A possible interest rate hike by the US Federal Reserve scheduled next week may increase the intensity of FII (foreign institutional investors) selling of domestic equities given that the domestic market enjoys significant overweight in EM portfolios.
In the last six years, the MSCI EM index has vastly underperformed its developed market counterpart in dollar terms, losing 20% of value as against more than 40% gains reported by the MSCI world index. MSCI India, on the other hand fared better reporting 31% gains in the period. Not surprisingly, It is estimated that currently FPIs have 250-300 basis points (bps) overweight on Indian market as against its 7%-8% weight in the MSCI EM index. At the market peak in January, these overweight stood in the range of 400-450 bps.
The latest bout of FPI selling, under which they have liquidated nearly $500 million worth of Indian shares in the last one week, indicate that at a time when fresh inflows are not making their way into the EM universe as a whole, India may see higher selling pressure as EM-focussed investors restructure their positioning.
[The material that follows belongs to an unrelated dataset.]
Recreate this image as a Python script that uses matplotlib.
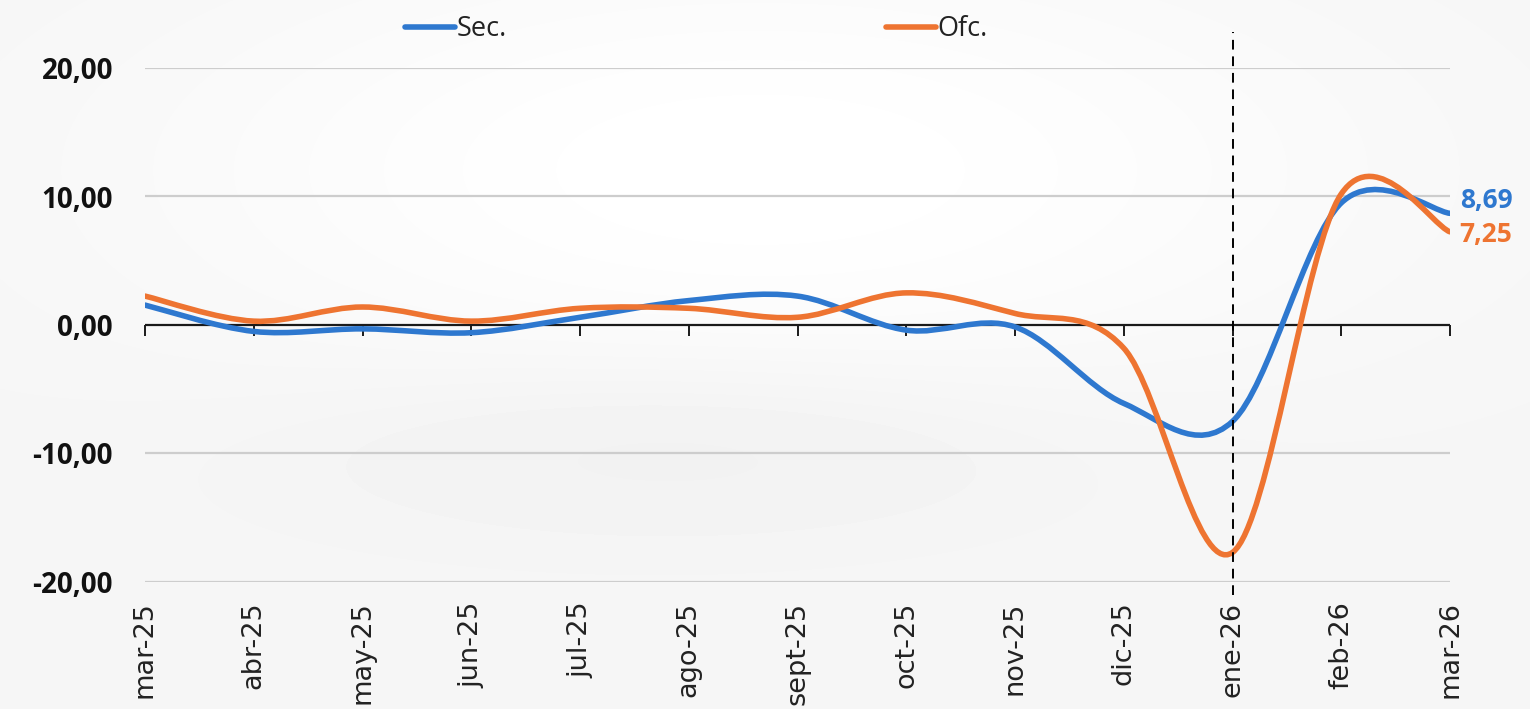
import numpy as np
import matplotlib
matplotlib.use("Agg")
import matplotlib.pyplot as plt
from matplotlib.path import Path
from matplotlib.patches import PathPatch
from matplotlib.lines import Line2D

plt.rcParams['font.family'] = ['Open Sans', 'DejaVu Sans']

# --- data ---
months = ['mar-25', 'abr-25', 'may-25', 'jun-25', 'jul-25', 'ago-25', 'sept-25',
          'oct-25', 'nov-25', 'dic-25', 'ene-26', 'feb-26', 'mar-26']
sec = [1.55, -0.5, -0.3, -0.6, 0.6, 1.9, 2.25, -0.4, -0.15, -6.1, -7.5, 9.5, 8.69]
ofc = [2.25, 0.3, 1.4, 0.3, 1.3, 1.3, 0.6, 2.5, 0.9, -1.8, -17.7, 10.2, 7.25]
y_ticks = [-20, -10, 0, 10, 20]
marker_month = 'ene-26'

BLUE = '#2e78cf'
ORANGE = '#ee7431'
W, H = 1530, 709


def smooth_path(x, y):
    # excel style "smoothed line": catmull-rom turned into cubic bezier segments
    pts = np.column_stack([x, y]).astype(float)
    padded = np.vstack([pts[:1], pts, pts[-1:]])
    verts, codes = [pts[0]], [Path.MOVETO]
    for i in range(len(pts) - 1):
        p0, p1, p2, p3 = padded[i], padded[i + 1], padded[i + 2], padded[i + 3]
        verts += [p1 + (p2 - p0) / 6, p2 - (p3 - p1) / 6, p2]
        codes += [Path.CURVE4] * 3
    return Path(verts, codes)


def comma(v):
    return f"{v:.2f}".replace('.', ',')


fig = plt.figure(figsize=(W / 100, H / 100), dpi=100)

# soft light-grey backdrop like the source slide
bg = fig.add_axes([0, 0, 1, 1], zorder=-5)
yy, xx = np.mgrid[0:H, 0:W]
light = np.exp(-(((xx - 760) / 620) ** 2 + ((yy - 170) / 230) ** 2))
dark = np.exp(-(((xx - 680) / 380) ** 2 + ((yy - 445) / 90) ** 2))
shade = 0.962 + 0.038 * light - 0.022 * dark
bg.imshow(np.clip(shade, 0, 1), cmap='gray', vmin=0, vmax=1, aspect='auto', interpolation='bilinear')
bg.axis('off')

ax = fig.add_axes([145 / W, 1 - 582 / H, 1305 / W, 514 / H])
ax.patch.set_alpha(0)
for s in ax.spines.values():
    s.set_visible(False)

x = np.arange(len(months))
ax.set_xlim(0, len(months) - 1)
ax.set_ylim(-20, 20)

for v in y_ticks:
    if v != 0:
        ax.axhline(v, color='#cdcdcd', lw=1.6, zorder=1)
ax.axhline(0, color='#1a1a1a', lw=1.6, zorder=2)

ax.set_yticks(y_ticks, [comma(v) for v in y_ticks])
ax.tick_params(axis='y', length=0, pad=23, labelsize=20, labelcolor='#111111')
for lbl in ax.get_yticklabels():
    lbl.set_fontweight('bold')

ax.set_xticks(x, months, rotation=90)
ax.tick_params(axis='x', length=0, pad=14, labelsize=19.5, labelcolor='#222222')
for lbl in ax.get_xticklabels():
    lbl.set_family('DejaVu Sans')

# tick marks sitting on the zero line
zax = ax.secondary_xaxis(0.5)
zax.set_xticks(x)
zax.xaxis.set_ticks_position('bottom')
zax.tick_params(axis='x', direction='out', length=8, width=1.4, color='#1a1a1a',
                labelbottom=False, labeltop=False)
for s in zax.spines.values():
    s.set_visible(False)

ax.add_patch(PathPatch(smooth_path(x, sec), fill=False, edgecolor=BLUE, lw=4,
                       capstyle='round', joinstyle='round', zorder=4))
ax.add_patch(PathPatch(smooth_path(x, ofc), fill=False, edgecolor=ORANGE, lw=4,
                       capstyle='round', joinstyle='round', zorder=5))

ax.axvline(months.index(marker_month), ymin=-0.025, ymax=1.07, color='black',
           lw=1.4, ls=(0, (5, 3.5)), clip_on=False, zorder=6)

ax.annotate(comma(sec[-1]), xy=(x[-1], sec[-1]), xytext=(7, 9), textcoords='offset points',
            ha='left', va='center', color=BLUE, fontsize=19, fontweight='bold',
            annotation_clip=False)
ax.annotate(comma(ofc[-1]), xy=(x[-1], ofc[-1]), xytext=(7, -2), textcoords='offset points',
            ha='left', va='center', color=ORANGE, fontsize=19, fontweight='bold',
            annotation_clip=False)

handles = [Line2D([], [], color=BLUE, lw=4, solid_capstyle='round'),
           Line2D([], [], color=ORANGE, lw=4, solid_capstyle='round')]
fig.legend(handles, ['Sec.', 'Ofc.'], ncol=2, loc='center left',
           bbox_to_anchor=(405 / W, 1 - 29 / H), frameon=False, fontsize=19.5,
           handlelength=1.85, handletextpad=0.05, columnspacing=14.0,
           borderpad=0, borderaxespad=0, labelcolor='#222222')

fig.savefig('out.png', dpi=100)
While comments form Fed Chair Yellen on December 2 when she cautioned against delaying a rate hike for too long, seems to have sparked this liquidation, FPIs as such have reduced their exposure to Indian shares by about $1.6 billion since November.
According to the foreign fund flow tracker report by Kotak Institutional Equities, which closely follows inflow by listed funds into India and EM peers, the total listed fund outflow from India amounted to $0.8 billion in November even as most EM regions saw weak participation by FPIs. It added that South Korea and China were preferred over India in October and active funds brought down their India exposure by 0.8-1% in October.
According to the head of equities of a domestic broking house, the overweight ‘savoured’ by Indian market could turn into a risk if investors start considering other EM markets on concluding that both in currency and stock market decline terms, enough damage is done for that particular EM peer. “A general apathy towards EMs, more earnings downgrades and monetary policy stagnation are the key risks facing domestic market over the next six months,” he added.
Even as FY16 consensus earnings estimates have declined by 20% in the year so far, Indian market currently trades at one-year forward earnings of 14.9 times, a steep premium to equity benchmarks of peers like South Korea, China and Indonesia that currently command forward earnings of 10.8, 13.44 and 13.9 times respectively, show Bloomberg data.